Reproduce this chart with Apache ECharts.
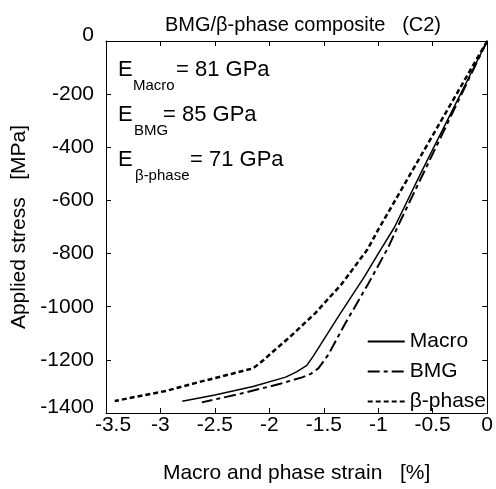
<!DOCTYPE html>
<html>
<head>
<meta charset="utf-8">
<title>BMG/β-phase composite (C2)</title>
<script src="https://cdn.jsdelivr.net/npm/echarts@6/dist/echarts.min.js"></script>
<style>
    html, body { margin: 0; padding: 0; background: #fff; }
    #stress_strain { width: 496px; height: 489px; }
</style>
</head>
<body>
<div id="stress_strain"></div>
<script>
// ------------------------------
// Data (strain in %, stress in MPa)
// ------------------------------

var macroStrain = [0, -0.6, -0.85, -1.0, -1.124, -1.367, -1.595, -1.656, -1.75, -1.85, -2.15, -2.5, -2.8];
var macroStress = [0, -490, -700, -800, -885, -1037, -1185, -1221, -1245, -1265, -1300, -1332, -1356];

var bmgStrain = [0, -0.5, -0.8, -0.91, -1.094, -1.306, -1.458, -1.55, -1.62, -1.7, -1.9, -2.25, -2.62];
var bmgStress = [0, -425, -680, -778, -915, -1065, -1180, -1232, -1253, -1266, -1290, -1326, -1360];

var betaStrain = [0, -0.5, -1.0, -1.1, -1.337, -1.58, -1.82, -1.975, -2.05, -2.15, -2.34, -2.64, -2.95, -3.2, -3.42];
var betaStress = [0, -355, -710, -785, -915, -1025, -1117, -1172, -1200, -1232, -1252, -1283, -1317, -1337, -1355];

var seriesNames = ['Macro', 'BMG', 'β-phase'];

var moduli = [
    { sub: 'Macro', value: '= 81 GPa' },
    { sub: 'BMG', value: '= 85 GPa' },
    { sub: 'β-phase', value: '= 71 GPa' }
];


// Setup module
// ------------------------------

var EchartsStressStrain = function() {

    var FONT = 'Liberation Sans, Arial, Helvetica, sans-serif';

    var pairs = function(xs, ys) {
        var out = [];
        for (var i = 0; i < xs.length; i++) {
            out.push([xs[i], ys[i]]);
        }
        return out;
    };

    // Modulus annotations, E with a subscript
    var annotation = function(row, y, subX, valueX) {
        return {
            type: 'group',
            children: [
                { type: 'text', x: 118, y: y, style: { text: 'E', font: '22px ' + FONT, fill: '#000', verticalAlign: 'middle' } },
                { type: 'text', x: subX, y: y + 16, style: { text: row.sub, font: '15px ' + FONT, fill: '#000', verticalAlign: 'middle' } },
                { type: 'text', x: valueX, y: y, style: { text: row.value, font: '22px ' + FONT, fill: '#000', verticalAlign: 'middle' } }
            ]
        };
    };

    var _stressStrainChart = function() {
        if (typeof echarts == 'undefined') {
            console.warn('Warning - echarts.min.js is not loaded.');
            return;
        }

        var element = document.getElementById('stress_strain');
        if (!element) {
            return;
        }

        var chart = echarts.init(element);

        var axisCommon = {
            type: 'value',
            axisLine: { show: true, onZero: false, lineStyle: { color: '#000', width: 1 } },
            axisTick: { show: true, inside: true, length: 5, lineStyle: { color: '#000' } },
            splitLine: { show: false }
        };

        chart.setOption({
            animation: false,

            textStyle: {
                fontFamily: FONT,
                color: '#000'
            },

            title: {
                text: 'BMG/β-phase composite   (C2)',
                left: 298,
                top: 10,
                textAlign: 'center',
                textStyle: { fontSize: 20, fontWeight: 'normal', color: '#000', fontFamily: FONT }
            },

            grid: {
                left: 106,
                right: 6,
                top: 41,
                bottom: 67,
                containLabel: false
            },

            legend: {
                orient: 'vertical',
                right: 10,
                top: 331,
                padding: 0,
                itemWidth: 37,
                itemHeight: 14,
                itemGap: 9,
                data: seriesNames,
                itemStyle: { opacity: 0 },
                textStyle: { fontSize: 21, color: '#000', fontFamily: FONT }
            },

            xAxis: [
                echarts.util.merge({
                    min: -3.5,
                    max: 0,
                    interval: 0.5,
                    name: 'Macro and phase strain   [%]',
                    nameLocation: 'middle',
                    nameGap: 50,
                    nameTextStyle: { fontSize: 21, color: '#000' },
                    axisLabel: {
                        color: '#000',
                        fontSize: 21,
                        margin: 2,
                        formatter: function(v) {
                            return v === -3.5 ? '{f|-3.5}' : String(v);
                        },
                        rich: { f: { fontSize: 21, padding: [0, 0, 0, 14] } }
                    }
                }, axisCommon, true),
                echarts.util.merge({
                    position: 'top',
                    min: -3.5,
                    max: 0,
                    interval: 0.5,
                    axisLabel: { show: false }
                }, axisCommon, true)
            ],

            yAxis: [
                echarts.util.merge({
                    min: -1400,
                    max: 0,
                    interval: 200,
                    name: 'Applied stress   [MPa]',
                    nameLocation: 'middle',
                    nameGap: 66,
                    nameTextStyle: { fontSize: 21, color: '#000' },
                    axisLabel: {
                        color: '#000',
                        fontSize: 21,
                        margin: 12,
                        formatter: function(v) {
                            if (v === -1400) return '{lo|-1400}';
                            if (v === 0) return '{hi|0}';
                            return String(v);
                        },
                        rich: {
                            lo: { fontSize: 21, padding: [0, 0, 12, 0] },
                            hi: { fontSize: 21, padding: [0, 0, 12, 0] }
                        }
                    }
                }, axisCommon, true),
                echarts.util.merge({
                    position: 'right',
                    min: -1400,
                    max: 0,
                    interval: 200,
                    axisLabel: { show: false }
                }, axisCommon, true)
            ],

            graphic: [
                annotation(moduli[0], 70, 133, 176),
                annotation(moduli[1], 115, 134, 163),
                annotation(moduli[2], 160, 135, 190)
            ],

            series: [
                {
                    name: seriesNames[0],
                    type: 'line',
                    symbol: 'none',
                    lineStyle: { color: '#000', width: 1.5, type: 'solid' },
                    itemStyle: { color: '#000' },
                    data: pairs(macroStrain, macroStress)
                },
                {
                    name: seriesNames[1],
                    type: 'line',
                    symbol: 'none',
                    lineStyle: { color: '#000', width: 2, type: [12, 4, 4, 4] },
                    itemStyle: { color: '#000' },
                    data: pairs(bmgStrain, bmgStress)
                },
                {
                    name: seriesNames[2],
                    type: 'line',
                    symbol: 'none',
                    lineStyle: { color: '#000', width: 2.5, type: [5, 3] },
                    itemStyle: { color: '#000' },
                    data: pairs(betaStrain, betaStress)
                }
            ]
        });

        window.addEventListener('resize', function() {
            chart.resize();
        });
    };

    return {
        init: function() {
            _stressStrainChart();
        }
    };
}();


// Initialize module
// ------------------------------

document.addEventListener('DOMContentLoaded', function() {
    EchartsStressStrain.init();
});
</script>
</body>
</html>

============================================================

- Given instruction
Leave the images out and output the remaining material exactly as it stands.

- Solution for this problem
Reproduce this chart with Apache ECharts.
<!DOCTYPE html>
<html>
<head>
<meta charset="utf-8">
<title>BMG/β-phase composite (C2)</title>
<script src="https://cdn.jsdelivr.net/npm/echarts@6/dist/echarts.min.js"></script>
<style>
    html, body { margin: 0; padding: 0; background: #fff; }
    #stress_strain { width: 496px; height: 489px; }
</style>
</head>
<body>
<div id="stress_strain"></div>
<script>
// ------------------------------
// Data (strain in %, stress in MPa)
// ------------------------------

var macroStrain = [0, -0.6, -0.85, -1.0, -1.124, -1.367, -1.595, -1.656, -1.75, -1.85, -2.15, -2.5, -2.8];
var macroStress = [0, -490, -700, -800, -885, -1037, -1185, -1221, -1245, -1265, -1300, -1332, -1356];

var bmgStrain = [0, -0.5, -0.8, -0.91, -1.094, -1.306, -1.458, -1.55, -1.62, -1.7, -1.9, -2.25, -2.62];
var bmgStress = [0, -425, -680, -778, -915, -1065, -1180, -1232, -1253, -1266, -1290, -1326, -1360];

var betaStrain = [0, -0.5, -1.0, -1.1, -1.337, -1.58, -1.82, -1.975, -2.05, -2.15, -2.34, -2.64, -2.95, -3.2, -3.42];
var betaStress = [0, -355, -710, -785, -915, -1025, -1117, -1172, -1200, -1232, -1252, -1283, -1317, -1337, -1355];

var seriesNames = ['Macro', 'BMG', 'β-phase'];

var moduli = [
    { sub: 'Macro', value: '= 81 GPa' },
    { sub: 'BMG', value: '= 85 GPa' },
    { sub: 'β-phase', value: '= 71 GPa' }
];


// Setup module
// ------------------------------

var EchartsStressStrain = function() {

    var FONT = 'Liberation Sans, Arial, Helvetica, sans-serif';

    var pairs = function(xs, ys) {
        var out = [];
        for (var i = 0; i < xs.length; i++) {
            out.push([xs[i], ys[i]]);
        }
        return out;
    };

    // Modulus annotations, E with a subscript
    var annotation = function(row, y, subX, valueX) {
        return {
            type: 'group',
            children: [
                { type: 'text', x: 118, y: y, style: { text: 'E', font: '22px ' + FONT, fill: '#000', verticalAlign: 'middle' } },
                { type: 'text', x: subX, y: y + 16, style: { text: row.sub, font: '15px ' + FONT, fill: '#000', verticalAlign: 'middle' } },
                { type: 'text', x: valueX, y: y, style: { text: row.value, font: '22px ' + FONT, fill: '#000', verticalAlign: 'middle' } }
            ]
        };
    };

    var _stressStrainChart = function() {
        if (typeof echarts == 'undefined') {
            console.warn('Warning - echarts.min.js is not loaded.');
            return;
        }

        var element = document.getElementById('stress_strain');
        if (!element) {
            return;
        }

        var chart = echarts.init(element);

        var axisCommon = {
            type: 'value',
            axisLine: { show: true, onZero: false, lineStyle: { color: '#000', width: 1 } },
            axisTick: { show: true, inside: true, length: 5, lineStyle: { color: '#000' } },
            splitLine: { show: false }
        };

        chart.setOption({
            animation: false,

            textStyle: {
                fontFamily: FONT,
                color: '#000'
            },

            title: {
                text: 'BMG/β-phase composite   (C2)',
                left: 298,
                top: 10,
                textAlign: 'center',
                textStyle: { fontSize: 20, fontWeight: 'normal', color: '#000', fontFamily: FONT }
            },

            grid: {
                left: 106,
                right: 6,
                top: 41,
                bottom: 67,
                containLabel: false
            },

            legend: {
                orient: 'vertical',
                right: 10,
                top: 331,
                padding: 0,
                itemWidth: 37,
                itemHeight: 14,
                itemGap: 9,
                data: seriesNames,
                itemStyle: { opacity: 0 },
                textStyle: { fontSize: 21, color: '#000', fontFamily: FONT }
            },

            xAxis: [
                echarts.util.merge({
                    min: -3.5,
                    max: 0,
                    interval: 0.5,
                    name: 'Macro and phase strain   [%]',
                    nameLocation: 'middle',
                    nameGap: 50,
                    nameTextStyle: { fontSize: 21, color: '#000' },
                    axisLabel: {
                        color: '#000',
                        fontSize: 21,
                        margin: 2,
                        formatter: function(v) {
                            return v === -3.5 ? '{f|-3.5}' : String(v);
                        },
                        rich: { f: { fontSize: 21, padding: [0, 0, 0, 14] } }
                    }
                }, axisCommon, true),
                echarts.util.merge({
                    position: 'top',
                    min: -3.5,
                    max: 0,
                    interval: 0.5,
                    axisLabel: { show: false }
                }, axisCommon, true)
            ],

            yAxis: [
                echarts.util.merge({
                    min: -1400,
                    max: 0,
                    interval: 200,
                    name: 'Applied stress   [MPa]',
                    nameLocation: 'middle',
                    nameGap: 66,
                    nameTextStyle: { fontSize: 21, color: '#000' },
                    axisLabel: {
                        color: '#000',
                        fontSize: 21,
                        margin: 12,
                        formatter: function(v) {
                            if (v === -1400) return '{lo|-1400}';
                            if (v === 0) return '{hi|0}';
                            return String(v);
                        },
                        rich: {
                            lo: { fontSize: 21, padding: [0, 0, 12, 0] },
                            hi: { fontSize: 21, padding: [0, 0, 12, 0] }
                        }
                    }
                }, axisCommon, true),
                echarts.util.merge({
                    position: 'right',
                    min: -1400,
                    max: 0,
                    interval: 200,
                    axisLabel: { show: false }
                }, axisCommon, true)
            ],

            graphic: [
                annotation(moduli[0], 70, 133, 176),
                annotation(moduli[1], 115, 134, 163),
                annotation(moduli[2], 160, 135, 190)
            ],

            series: [
                {
                    name: seriesNames[0],
                    type: 'line',
                    symbol: 'none',
                    lineStyle: { color: '#000', width: 1.5, type: 'solid' },
                    itemStyle: { color: '#000' },
                    data: pairs(macroStrain, macroStress)
                },
                {
                    name: seriesNames[1],
                    type: 'line',
                    symbol: 'none',
                    lineStyle: { color: '#000', width: 2, type: [12, 4, 4, 4] },
                    itemStyle: { color: '#000' },
                    data: pairs(bmgStrain, bmgStress)
                },
                {
                    name: seriesNames[2],
                    type: 'line',
                    symbol: 'none',
                    lineStyle: { color: '#000', width: 2.5, type: [5, 3] },
                    itemStyle: { color: '#000' },
                    data: pairs(betaStrain, betaStress)
                }
            ]
        });

        window.addEventListener('resize', function() {
            chart.resize();
        });
    };

    return {
        init: function() {
            _stressStrainChart();
        }
    };
}();


// Initialize module
// ------------------------------

document.addEventListener('DOMContentLoaded', function() {
    EchartsStressStrain.init();
});
</script>
</body>
</html>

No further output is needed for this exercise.